I also have Styles: Heading1, Heading2, Heading3. Only after creating styles named like that I can make Word detect heading styles and auto create that navigation capable document.
Yes, the Word navigation feature requires “heading 1”, “heading 2” styles to build a list. The best way of doing this in Scrivener is to create those styles in the Styles compile format option pane (close to where you set up Separators), with the look you want in the mock editor below, and then go into each Layout and make sure to assign those styles to the heading in the Section Layouts: Formatting area.
It’s a good idea to check any format you make and ensure styles are assigned to headings in Section Layouts, if you rely upon document navigation. None of our built-in formats assign them by default, but a number are already set up so you easily can (they will have Header 1 set up to match how headings look, etc.).
I understand this is not recommended but for example as I´m outlining my document I´d like to have the ability to insert page breaks at will to remind me of content I would like to write.
Something to consider is that Section Types are not purely level based. If you open the Inspector to the Metadata tab, you’ll find a dropdown that shows the current level-based section type assignment. You can use that to manually assign one instead. What I’m thinking here is that if you have 80% of your content meant to print in a flowing manner from one page to the next, but 20% should have page breaks (for workflow reasons or whatever), then creating a “Working Content” section type that you can manually assign, and then set up with its own Layout that has a page break, might be a better course of action than inserting them manually.

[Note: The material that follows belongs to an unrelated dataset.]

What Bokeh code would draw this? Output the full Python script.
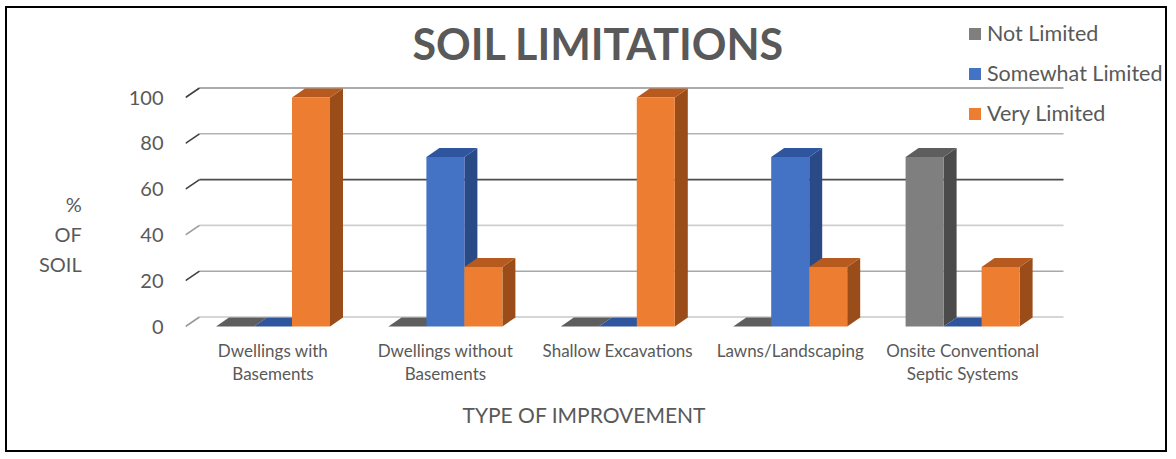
import numpy as np
from bokeh.plotting import figure
from bokeh.models import Range1d, FixedTicker, Label, Legend, LegendItem, Title
from bokeh.embed import file_html
from bokeh.resources import INLINE

# ---------------- data ----------------
categories = ["Dwellings with\nBasements", "Dwellings without\nBasements",
              "Shallow Excavations", "Lawns/Landscaping",
              "Onsite Conventional\nSeptic Systems"]
series_names = ["Not Limited", "Somewhat Limited", "Very Limited"]
not_limited = [0, 0, 0, 0, 74]
somewhat_limited = [0, 74, 0, 74, 0]
very_limited = [100, 26, 100, 26, 26]
y_ticks = [0, 20, 40, 60, 80, 100]
title_text = "SOIL LIMITATIONS"
x_title = "TYPE OF IMPROVEMENT"
y_title_lines = ["%", "OF", "SOIL"]

# ---------------- styles ----------------
front_colors = ["#7f7f7f", "#4472c4", "#ed7d31"]
top_colors = ["#5e5e5e", "#2f559f", "#b65a1f"]
side_colors = ["#4b4b4b", "#294a86", "#9a4d19"]
grid_colors = ["#c8c8c8", "#a8a8a8", "#cfcfcf", "#4d4d4d", "#b4b4b4", "#8f8f8f"]
tick_colors = ["#9a9a9a", "#404040", "#9a9a9a", "#404040", "#404040", "#404040"]
TEXT = "#595959"
FONT = "Lato"

# layout geometry (page pixels)
CX0, CY0 = 7, 8
W, H = 1162, 446
FL, FR, FT, FB = 185, 1168, 15, 332
CAT0_PX, CAT_PX = 272.5, 172.4
ZERO_PX, UNIT_PX = 326.0, 2.29


def xi(px):
    return (px - CAT0_PX) / CAT_PX


def yv(py):
    return (ZERO_PX - py) / UNIT_PX


bar_w = 38.0 / CAT_PX
bdx, bdy = 13.0 / CAT_PX, 9.0 / UNIT_PX
wdx, wdy = 14.0 / CAT_PX, 9.5 / UNIT_PX
wall_right = xi(1063)

p = figure(width=W, height=H, x_range=Range1d(xi(FL), xi(FR)),
           y_range=Range1d(yv(FB), yv(FT)), output_backend="svg",
           toolbar_location=None, min_border_left=FL - CX0,
           min_border_right=CX0 + W - FR, min_border_top=FT - CY0,
           min_border_bottom=CY0 + H - FB,
           styles={"border": "2px solid #000", "margin": "6px 0 0 5px"})
p.outline_line_color = None
p.xgrid.visible = False
p.ygrid.visible = False
p.background_fill_color = "white"
p.border_fill_color = "white"

# back wall gridlines + slanted ticks
yt = np.array(y_ticks, dtype=float)
x_front = xi(FL)
p.segment(x0=[x_front + wdx] * len(yt), y0=yt + wdy, x1=[wall_right] * len(yt),
          y1=yt + wdy, line_color=grid_colors, line_width=1.6)
p.segment(x0=[x_front] * len(yt), y0=yt, x1=[x_front + wdx] * len(yt),
          y1=yt + wdy, line_color=tick_colors, line_width=1.6)

# 3D bars
series = [not_limited, somewhat_limited, very_limited]
legend_items = []
idx = np.arange(len(categories), dtype=float)
for k, vals in enumerate(series):
    v = np.array(vals, dtype=float)
    left = idx + (k - 1.5) * bar_w
    right = left + bar_w
    side_xs = [[r, r + bdx, r + bdx, r] for r in right]
    side_ys = [[0, bdy, val + bdy, val] for val in v]
    p.patches(side_xs, side_ys, fill_color=side_colors[k], line_color=None)
    top_xs = [[l, r, r + bdx, l + bdx] for l, r in zip(left, right)]
    top_ys = [[val, val, val + bdy, val + bdy] for val in v]
    p.patches(top_xs, top_ys, fill_color=top_colors[k], line_color=None)
    fr = p.quad(left=left, right=right, bottom=0, top=v,
                fill_color=front_colors[k], line_color=None)
    legend_items.append(LegendItem(label=series_names[k], renderers=[fr]))

legend = Legend(items=legend_items, location=(782, 206),
                label_text_font=FONT, label_text_font_size="21.5px",
                label_text_color=TEXT, glyph_width=15, glyph_height=15,
                label_height=20, spacing=14, padding=0, margin=0,
                label_standoff=5, border_line_color=None,
                background_fill_alpha=0)
p.add_layout(legend)

# axes
p.yaxis.ticker = FixedTicker(ticks=y_ticks)
p.yaxis.axis_line_color = None
p.yaxis.major_tick_line_color = None
p.yaxis.minor_tick_line_color = None
p.yaxis.major_tick_out = 0
p.yaxis.major_tick_in = 0
p.yaxis.major_label_standoff = 22
p.yaxis.major_label_text_font = FONT
p.yaxis.major_label_text_font_size = "20px"
p.yaxis.major_label_text_color = TEXT
p.yaxis.axis_label = "\n".join([""] * 4 + y_title_lines)
p.yaxis.axis_label_orientation = "horizontal"
p.yaxis.axis_label_standoff = 44
p.yaxis.axis_label_text_font = FONT
p.yaxis.axis_label_text_font_size = "20px"
p.yaxis.axis_label_text_font_style = "normal"
p.yaxis.axis_label_text_color = TEXT
p.yaxis.axis_label_text_align = "center"
p.yaxis.axis_label_text_line_height = 1.25

p.xaxis.ticker = FixedTicker(ticks=list(range(len(categories))))
p.xaxis.major_label_overrides = {i: c for i, c in enumerate(categories)}
p.xaxis.axis_line_color = None
p.xaxis.major_tick_line_color = None
p.xaxis.minor_tick_line_color = None
p.xaxis.major_tick_out = 0
p.xaxis.major_tick_in = 0
p.xaxis.major_label_standoff = 7
p.xaxis.major_label_text_font = FONT
p.xaxis.major_label_text_font_size = "17px"
p.xaxis.major_label_text_color = TEXT
p.xaxis.major_label_text_line_height = 1.1

# titles
p.add_layout(Label(x=xi(598), y=yv(43), text=title_text, text_align="center",
                   text_baseline="middle", text_font=FONT,
                   text_font_size="43px", text_font_style="bold",
                   text_color=TEXT))
p.add_layout(Title(text=x_title, align="left", offset=462 - FL,
                   standoff=27, text_font=FONT, text_font_size="21px",
                   text_font_style="normal", text_color=TEXT), "below")

open("out.html", "w").write(file_html(p, INLINE))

The nice thing about that particular approach, particularly for how it sounds like you are using them, is that marking things meaningfully like that makes it easier to find things like that while you’re working.
Consider for example clicking the Project Search button in the toolbar and typing in, “Working Content”, and clicking the magnifying glass icon, setting the search scope to “Section Type”. Now you have a todo list of areas marked as needing work. But you can even just sort by the Section Type column in the outliner to bring them all to the top.
But in the end, like I say, we have the command to insert them manually for a reason—not everything fits into a logical hole, some pegs are square. If you need, it you should be able to use it. I don’t really know why it’s not working for you. Maybe try RTF instead of DOCX as the file format—both work fine for me in LibreOffice though.